*DATASET RECORDS:*
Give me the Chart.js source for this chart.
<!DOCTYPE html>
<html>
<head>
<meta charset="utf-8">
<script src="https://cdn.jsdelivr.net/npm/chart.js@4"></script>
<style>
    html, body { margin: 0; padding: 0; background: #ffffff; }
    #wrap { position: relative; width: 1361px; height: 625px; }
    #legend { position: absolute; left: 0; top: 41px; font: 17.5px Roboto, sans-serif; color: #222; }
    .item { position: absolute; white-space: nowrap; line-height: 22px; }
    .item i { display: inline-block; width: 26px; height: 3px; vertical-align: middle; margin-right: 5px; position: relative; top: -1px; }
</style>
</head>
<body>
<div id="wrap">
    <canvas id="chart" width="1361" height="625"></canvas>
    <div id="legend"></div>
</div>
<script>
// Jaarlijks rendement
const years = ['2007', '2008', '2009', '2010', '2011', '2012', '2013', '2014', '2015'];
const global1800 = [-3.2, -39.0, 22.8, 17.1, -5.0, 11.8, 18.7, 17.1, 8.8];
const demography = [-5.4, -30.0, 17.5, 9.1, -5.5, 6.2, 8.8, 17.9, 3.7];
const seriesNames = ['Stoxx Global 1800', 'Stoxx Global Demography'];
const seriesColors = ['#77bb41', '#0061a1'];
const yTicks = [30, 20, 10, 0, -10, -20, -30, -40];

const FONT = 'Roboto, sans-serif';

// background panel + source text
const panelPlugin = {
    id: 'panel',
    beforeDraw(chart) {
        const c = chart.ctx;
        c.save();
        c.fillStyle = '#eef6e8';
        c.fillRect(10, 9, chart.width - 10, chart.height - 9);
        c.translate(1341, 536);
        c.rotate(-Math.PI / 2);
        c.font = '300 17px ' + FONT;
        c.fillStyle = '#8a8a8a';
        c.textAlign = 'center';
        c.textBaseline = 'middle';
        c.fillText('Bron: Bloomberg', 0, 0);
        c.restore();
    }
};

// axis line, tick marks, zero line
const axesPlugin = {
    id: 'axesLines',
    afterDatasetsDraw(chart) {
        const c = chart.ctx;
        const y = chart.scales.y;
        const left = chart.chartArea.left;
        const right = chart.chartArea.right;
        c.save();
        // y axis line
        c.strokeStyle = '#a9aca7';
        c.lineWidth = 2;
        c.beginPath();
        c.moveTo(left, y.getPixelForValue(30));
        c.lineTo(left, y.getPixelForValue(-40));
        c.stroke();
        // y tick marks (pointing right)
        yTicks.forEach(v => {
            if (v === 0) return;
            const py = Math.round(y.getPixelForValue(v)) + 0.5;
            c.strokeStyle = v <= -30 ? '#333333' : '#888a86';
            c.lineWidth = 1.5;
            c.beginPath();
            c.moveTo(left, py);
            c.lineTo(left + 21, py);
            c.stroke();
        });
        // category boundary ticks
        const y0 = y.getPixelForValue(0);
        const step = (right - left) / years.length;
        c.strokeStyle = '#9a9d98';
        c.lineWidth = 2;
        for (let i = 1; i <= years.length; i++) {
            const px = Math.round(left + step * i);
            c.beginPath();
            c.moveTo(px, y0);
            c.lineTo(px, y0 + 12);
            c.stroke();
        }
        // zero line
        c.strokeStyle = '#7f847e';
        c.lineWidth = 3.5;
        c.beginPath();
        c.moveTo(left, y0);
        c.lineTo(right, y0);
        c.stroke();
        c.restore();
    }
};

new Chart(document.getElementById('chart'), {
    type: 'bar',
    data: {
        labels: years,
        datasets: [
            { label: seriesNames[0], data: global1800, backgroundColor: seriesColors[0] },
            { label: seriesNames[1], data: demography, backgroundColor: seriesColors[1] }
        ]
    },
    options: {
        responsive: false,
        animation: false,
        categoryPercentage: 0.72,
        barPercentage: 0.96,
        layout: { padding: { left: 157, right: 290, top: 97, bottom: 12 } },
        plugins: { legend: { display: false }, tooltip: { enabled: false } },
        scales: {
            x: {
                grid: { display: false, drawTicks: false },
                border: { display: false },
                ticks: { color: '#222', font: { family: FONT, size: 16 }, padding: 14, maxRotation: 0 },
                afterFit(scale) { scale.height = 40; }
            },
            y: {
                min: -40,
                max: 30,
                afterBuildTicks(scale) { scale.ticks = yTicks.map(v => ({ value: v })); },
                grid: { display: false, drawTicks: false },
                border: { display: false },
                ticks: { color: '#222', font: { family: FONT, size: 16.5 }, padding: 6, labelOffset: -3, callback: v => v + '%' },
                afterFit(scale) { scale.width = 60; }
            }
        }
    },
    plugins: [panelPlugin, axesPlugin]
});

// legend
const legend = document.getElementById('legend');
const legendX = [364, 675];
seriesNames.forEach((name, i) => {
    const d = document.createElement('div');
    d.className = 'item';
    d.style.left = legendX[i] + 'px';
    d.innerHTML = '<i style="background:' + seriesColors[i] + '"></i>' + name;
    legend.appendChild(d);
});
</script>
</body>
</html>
--
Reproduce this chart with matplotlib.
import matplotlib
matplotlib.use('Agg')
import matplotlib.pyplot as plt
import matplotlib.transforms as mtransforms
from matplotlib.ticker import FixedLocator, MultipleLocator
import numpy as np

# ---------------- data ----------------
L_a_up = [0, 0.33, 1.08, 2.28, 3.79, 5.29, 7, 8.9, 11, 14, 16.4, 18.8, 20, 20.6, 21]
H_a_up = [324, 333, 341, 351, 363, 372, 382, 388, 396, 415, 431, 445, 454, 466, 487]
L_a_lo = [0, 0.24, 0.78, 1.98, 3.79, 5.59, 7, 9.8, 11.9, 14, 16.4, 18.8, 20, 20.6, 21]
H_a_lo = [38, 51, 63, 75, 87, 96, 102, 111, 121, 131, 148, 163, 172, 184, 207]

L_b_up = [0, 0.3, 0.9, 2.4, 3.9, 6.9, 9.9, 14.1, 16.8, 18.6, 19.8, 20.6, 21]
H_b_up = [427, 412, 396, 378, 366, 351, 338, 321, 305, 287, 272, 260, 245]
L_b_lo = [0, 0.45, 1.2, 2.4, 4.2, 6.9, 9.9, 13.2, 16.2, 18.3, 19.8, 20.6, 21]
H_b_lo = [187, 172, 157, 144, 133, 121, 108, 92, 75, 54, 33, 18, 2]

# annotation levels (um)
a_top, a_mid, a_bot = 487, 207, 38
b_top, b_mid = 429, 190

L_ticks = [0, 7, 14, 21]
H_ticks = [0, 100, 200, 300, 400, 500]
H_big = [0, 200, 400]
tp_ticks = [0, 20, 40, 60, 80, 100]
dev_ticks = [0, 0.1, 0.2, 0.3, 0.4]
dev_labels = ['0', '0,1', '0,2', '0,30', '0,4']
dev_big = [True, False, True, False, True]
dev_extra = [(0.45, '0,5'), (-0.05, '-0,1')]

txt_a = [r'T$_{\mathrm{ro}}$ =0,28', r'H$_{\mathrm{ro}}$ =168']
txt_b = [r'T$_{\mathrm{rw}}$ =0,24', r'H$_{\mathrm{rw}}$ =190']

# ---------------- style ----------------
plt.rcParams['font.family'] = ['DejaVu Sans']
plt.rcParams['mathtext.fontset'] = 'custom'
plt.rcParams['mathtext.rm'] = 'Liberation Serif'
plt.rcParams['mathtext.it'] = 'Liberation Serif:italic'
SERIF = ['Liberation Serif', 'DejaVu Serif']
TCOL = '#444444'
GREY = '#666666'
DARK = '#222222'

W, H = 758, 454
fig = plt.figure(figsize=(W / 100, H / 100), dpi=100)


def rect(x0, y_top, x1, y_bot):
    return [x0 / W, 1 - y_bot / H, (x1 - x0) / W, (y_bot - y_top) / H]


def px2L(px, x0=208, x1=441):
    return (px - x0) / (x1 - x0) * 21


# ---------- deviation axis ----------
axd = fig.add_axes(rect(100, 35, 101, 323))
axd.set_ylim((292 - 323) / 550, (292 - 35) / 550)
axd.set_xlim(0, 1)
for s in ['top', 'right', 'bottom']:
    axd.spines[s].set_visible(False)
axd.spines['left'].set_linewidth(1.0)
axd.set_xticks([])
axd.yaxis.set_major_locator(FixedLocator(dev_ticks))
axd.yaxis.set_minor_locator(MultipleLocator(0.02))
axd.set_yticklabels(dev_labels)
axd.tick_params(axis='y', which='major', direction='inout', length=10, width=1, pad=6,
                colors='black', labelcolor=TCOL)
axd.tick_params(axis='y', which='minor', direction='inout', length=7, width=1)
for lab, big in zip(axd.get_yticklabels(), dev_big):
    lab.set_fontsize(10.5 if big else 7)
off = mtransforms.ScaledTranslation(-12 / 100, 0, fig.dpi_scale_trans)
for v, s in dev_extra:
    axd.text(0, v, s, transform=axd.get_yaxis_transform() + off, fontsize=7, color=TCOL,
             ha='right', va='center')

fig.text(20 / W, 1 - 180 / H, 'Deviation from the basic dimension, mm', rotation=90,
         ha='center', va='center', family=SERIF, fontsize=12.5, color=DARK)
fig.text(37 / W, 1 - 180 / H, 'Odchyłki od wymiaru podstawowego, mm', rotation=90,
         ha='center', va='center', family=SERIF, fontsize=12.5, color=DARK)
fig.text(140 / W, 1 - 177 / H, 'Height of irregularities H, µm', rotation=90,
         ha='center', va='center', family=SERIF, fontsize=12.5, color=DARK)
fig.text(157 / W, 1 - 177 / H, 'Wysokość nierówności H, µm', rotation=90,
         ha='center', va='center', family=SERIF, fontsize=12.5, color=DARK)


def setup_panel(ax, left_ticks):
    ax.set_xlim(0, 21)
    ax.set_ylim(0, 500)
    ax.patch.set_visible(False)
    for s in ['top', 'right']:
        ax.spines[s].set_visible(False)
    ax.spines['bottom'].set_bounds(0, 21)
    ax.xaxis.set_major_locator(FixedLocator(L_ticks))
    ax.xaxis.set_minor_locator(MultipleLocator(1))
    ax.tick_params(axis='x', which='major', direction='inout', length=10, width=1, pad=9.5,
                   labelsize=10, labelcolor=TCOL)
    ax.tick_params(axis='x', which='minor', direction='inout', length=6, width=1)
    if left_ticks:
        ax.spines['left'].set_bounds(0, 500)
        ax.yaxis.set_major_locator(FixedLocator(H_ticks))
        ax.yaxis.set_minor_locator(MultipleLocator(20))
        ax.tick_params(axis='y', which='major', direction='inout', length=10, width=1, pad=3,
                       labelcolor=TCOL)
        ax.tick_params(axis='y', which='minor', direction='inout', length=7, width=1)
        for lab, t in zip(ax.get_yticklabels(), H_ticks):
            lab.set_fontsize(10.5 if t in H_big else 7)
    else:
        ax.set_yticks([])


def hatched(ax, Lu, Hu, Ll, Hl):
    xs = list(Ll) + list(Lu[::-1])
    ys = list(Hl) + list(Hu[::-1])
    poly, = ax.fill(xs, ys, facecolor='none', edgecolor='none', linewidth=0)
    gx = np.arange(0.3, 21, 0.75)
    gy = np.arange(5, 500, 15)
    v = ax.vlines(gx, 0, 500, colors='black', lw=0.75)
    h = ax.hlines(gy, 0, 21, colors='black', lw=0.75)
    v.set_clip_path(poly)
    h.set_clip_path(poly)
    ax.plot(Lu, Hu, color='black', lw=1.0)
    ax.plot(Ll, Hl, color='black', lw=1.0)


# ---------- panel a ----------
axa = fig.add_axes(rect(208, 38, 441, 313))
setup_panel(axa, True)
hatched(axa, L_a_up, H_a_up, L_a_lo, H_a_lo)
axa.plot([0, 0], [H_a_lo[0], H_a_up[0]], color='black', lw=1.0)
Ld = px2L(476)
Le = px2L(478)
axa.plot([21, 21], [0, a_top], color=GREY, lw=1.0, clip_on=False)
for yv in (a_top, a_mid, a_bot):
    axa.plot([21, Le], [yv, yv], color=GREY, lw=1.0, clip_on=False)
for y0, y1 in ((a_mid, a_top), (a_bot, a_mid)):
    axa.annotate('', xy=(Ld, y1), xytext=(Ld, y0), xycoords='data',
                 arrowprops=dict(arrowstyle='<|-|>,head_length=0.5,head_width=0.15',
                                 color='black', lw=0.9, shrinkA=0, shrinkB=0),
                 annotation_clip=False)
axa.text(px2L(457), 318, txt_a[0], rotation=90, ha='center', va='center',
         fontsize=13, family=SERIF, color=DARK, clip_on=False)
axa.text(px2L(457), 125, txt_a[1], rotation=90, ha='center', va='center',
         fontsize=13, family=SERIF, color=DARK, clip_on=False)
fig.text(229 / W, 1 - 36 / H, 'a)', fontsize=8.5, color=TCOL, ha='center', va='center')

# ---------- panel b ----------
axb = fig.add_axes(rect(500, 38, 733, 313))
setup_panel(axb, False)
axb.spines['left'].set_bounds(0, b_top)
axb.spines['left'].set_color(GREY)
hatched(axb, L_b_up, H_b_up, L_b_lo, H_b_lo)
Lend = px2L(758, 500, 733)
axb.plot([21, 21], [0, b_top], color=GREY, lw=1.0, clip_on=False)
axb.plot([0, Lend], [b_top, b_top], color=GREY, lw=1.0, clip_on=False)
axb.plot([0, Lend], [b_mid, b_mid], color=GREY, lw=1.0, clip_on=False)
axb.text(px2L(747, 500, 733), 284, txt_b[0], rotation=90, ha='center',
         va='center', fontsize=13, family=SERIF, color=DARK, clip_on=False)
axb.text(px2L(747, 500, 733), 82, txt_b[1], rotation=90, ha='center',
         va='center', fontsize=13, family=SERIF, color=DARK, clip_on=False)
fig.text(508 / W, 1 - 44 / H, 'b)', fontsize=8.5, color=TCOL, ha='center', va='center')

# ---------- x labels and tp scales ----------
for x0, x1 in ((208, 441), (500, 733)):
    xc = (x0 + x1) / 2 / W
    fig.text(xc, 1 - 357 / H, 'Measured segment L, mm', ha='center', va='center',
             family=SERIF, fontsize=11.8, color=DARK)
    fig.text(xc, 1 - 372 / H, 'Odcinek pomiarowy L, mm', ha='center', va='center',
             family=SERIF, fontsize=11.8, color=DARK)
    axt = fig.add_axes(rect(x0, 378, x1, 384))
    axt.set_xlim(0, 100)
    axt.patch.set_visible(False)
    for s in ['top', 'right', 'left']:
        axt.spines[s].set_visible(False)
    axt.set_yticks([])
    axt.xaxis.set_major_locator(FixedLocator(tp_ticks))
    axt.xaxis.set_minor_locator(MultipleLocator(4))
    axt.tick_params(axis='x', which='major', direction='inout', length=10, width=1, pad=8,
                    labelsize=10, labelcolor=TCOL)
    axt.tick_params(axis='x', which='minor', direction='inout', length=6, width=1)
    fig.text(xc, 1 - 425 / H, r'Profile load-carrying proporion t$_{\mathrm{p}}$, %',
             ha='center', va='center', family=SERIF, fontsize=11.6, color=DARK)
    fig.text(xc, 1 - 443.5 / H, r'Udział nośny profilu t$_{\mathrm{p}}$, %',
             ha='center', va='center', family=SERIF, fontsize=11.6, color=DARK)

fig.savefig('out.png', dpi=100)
...
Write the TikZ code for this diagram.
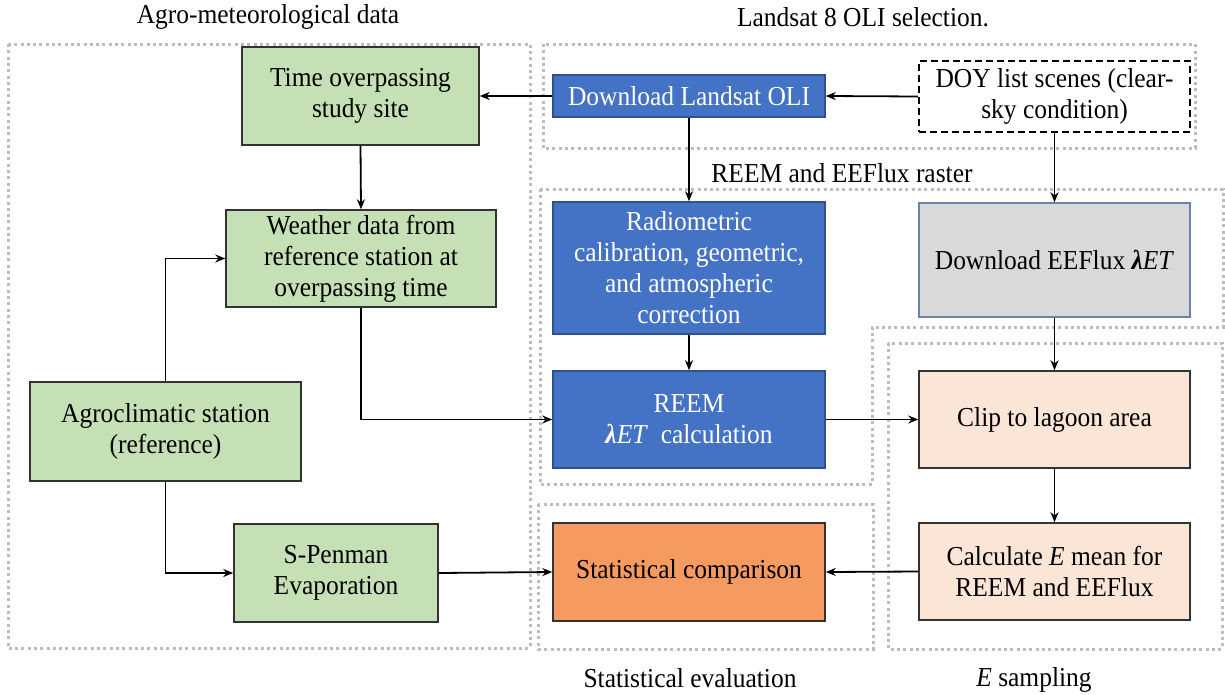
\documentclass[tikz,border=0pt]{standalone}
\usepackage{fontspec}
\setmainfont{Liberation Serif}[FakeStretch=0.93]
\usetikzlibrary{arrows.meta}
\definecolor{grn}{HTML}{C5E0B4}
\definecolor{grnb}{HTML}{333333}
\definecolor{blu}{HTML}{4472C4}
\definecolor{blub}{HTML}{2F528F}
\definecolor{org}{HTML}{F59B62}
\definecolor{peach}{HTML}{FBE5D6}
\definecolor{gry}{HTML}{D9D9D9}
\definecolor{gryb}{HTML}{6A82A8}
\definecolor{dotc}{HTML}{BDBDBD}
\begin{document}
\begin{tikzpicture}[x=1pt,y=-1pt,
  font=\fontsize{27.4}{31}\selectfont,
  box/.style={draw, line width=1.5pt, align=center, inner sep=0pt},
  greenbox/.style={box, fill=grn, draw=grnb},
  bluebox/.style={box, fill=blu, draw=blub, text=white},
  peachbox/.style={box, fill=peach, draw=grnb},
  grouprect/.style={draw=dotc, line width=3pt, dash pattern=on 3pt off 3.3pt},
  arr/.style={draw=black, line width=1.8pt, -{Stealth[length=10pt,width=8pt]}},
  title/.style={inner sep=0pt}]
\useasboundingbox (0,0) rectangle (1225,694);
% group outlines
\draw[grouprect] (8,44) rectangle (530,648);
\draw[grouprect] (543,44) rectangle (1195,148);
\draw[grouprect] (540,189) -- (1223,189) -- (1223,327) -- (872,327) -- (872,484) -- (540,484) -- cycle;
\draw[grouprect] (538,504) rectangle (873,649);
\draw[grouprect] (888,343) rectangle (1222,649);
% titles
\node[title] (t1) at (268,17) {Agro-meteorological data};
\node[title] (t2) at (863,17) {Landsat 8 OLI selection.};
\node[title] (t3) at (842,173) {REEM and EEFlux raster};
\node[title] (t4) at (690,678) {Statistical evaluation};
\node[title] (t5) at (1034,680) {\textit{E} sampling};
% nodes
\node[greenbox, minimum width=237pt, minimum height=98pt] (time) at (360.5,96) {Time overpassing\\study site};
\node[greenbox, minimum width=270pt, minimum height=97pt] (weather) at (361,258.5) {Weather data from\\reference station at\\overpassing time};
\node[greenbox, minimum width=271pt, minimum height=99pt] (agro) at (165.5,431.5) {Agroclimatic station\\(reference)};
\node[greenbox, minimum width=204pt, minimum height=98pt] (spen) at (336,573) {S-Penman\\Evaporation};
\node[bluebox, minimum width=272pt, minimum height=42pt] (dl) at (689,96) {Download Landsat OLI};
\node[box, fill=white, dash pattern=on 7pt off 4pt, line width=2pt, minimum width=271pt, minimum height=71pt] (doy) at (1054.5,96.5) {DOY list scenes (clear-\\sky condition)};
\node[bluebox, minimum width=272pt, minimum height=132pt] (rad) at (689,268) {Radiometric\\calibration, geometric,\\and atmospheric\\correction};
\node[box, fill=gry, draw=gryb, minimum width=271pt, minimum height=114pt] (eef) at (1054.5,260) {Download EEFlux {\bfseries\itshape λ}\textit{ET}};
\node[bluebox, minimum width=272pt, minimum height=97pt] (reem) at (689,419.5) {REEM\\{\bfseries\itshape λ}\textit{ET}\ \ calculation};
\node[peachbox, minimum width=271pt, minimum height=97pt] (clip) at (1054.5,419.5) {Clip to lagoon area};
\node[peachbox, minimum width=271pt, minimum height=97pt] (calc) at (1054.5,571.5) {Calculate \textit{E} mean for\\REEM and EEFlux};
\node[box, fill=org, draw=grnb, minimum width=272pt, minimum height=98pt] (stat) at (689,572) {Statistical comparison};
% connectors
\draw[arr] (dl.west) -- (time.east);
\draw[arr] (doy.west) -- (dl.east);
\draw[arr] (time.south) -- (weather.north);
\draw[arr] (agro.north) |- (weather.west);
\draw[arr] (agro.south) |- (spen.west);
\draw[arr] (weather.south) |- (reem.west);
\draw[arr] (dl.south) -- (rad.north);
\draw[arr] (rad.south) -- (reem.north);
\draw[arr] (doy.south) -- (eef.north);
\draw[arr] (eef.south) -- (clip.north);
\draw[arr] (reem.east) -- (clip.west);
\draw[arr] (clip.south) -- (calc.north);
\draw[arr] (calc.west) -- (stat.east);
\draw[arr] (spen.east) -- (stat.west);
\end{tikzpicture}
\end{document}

*SET PROBLEM:* From the listing above, pick out each line where the word "this" appears.

*COMPLETE RESPONSE:*
Give me the Chart.js source for this chart.
Reproduce this chart with matplotlib.
Write the TikZ code for this diagram.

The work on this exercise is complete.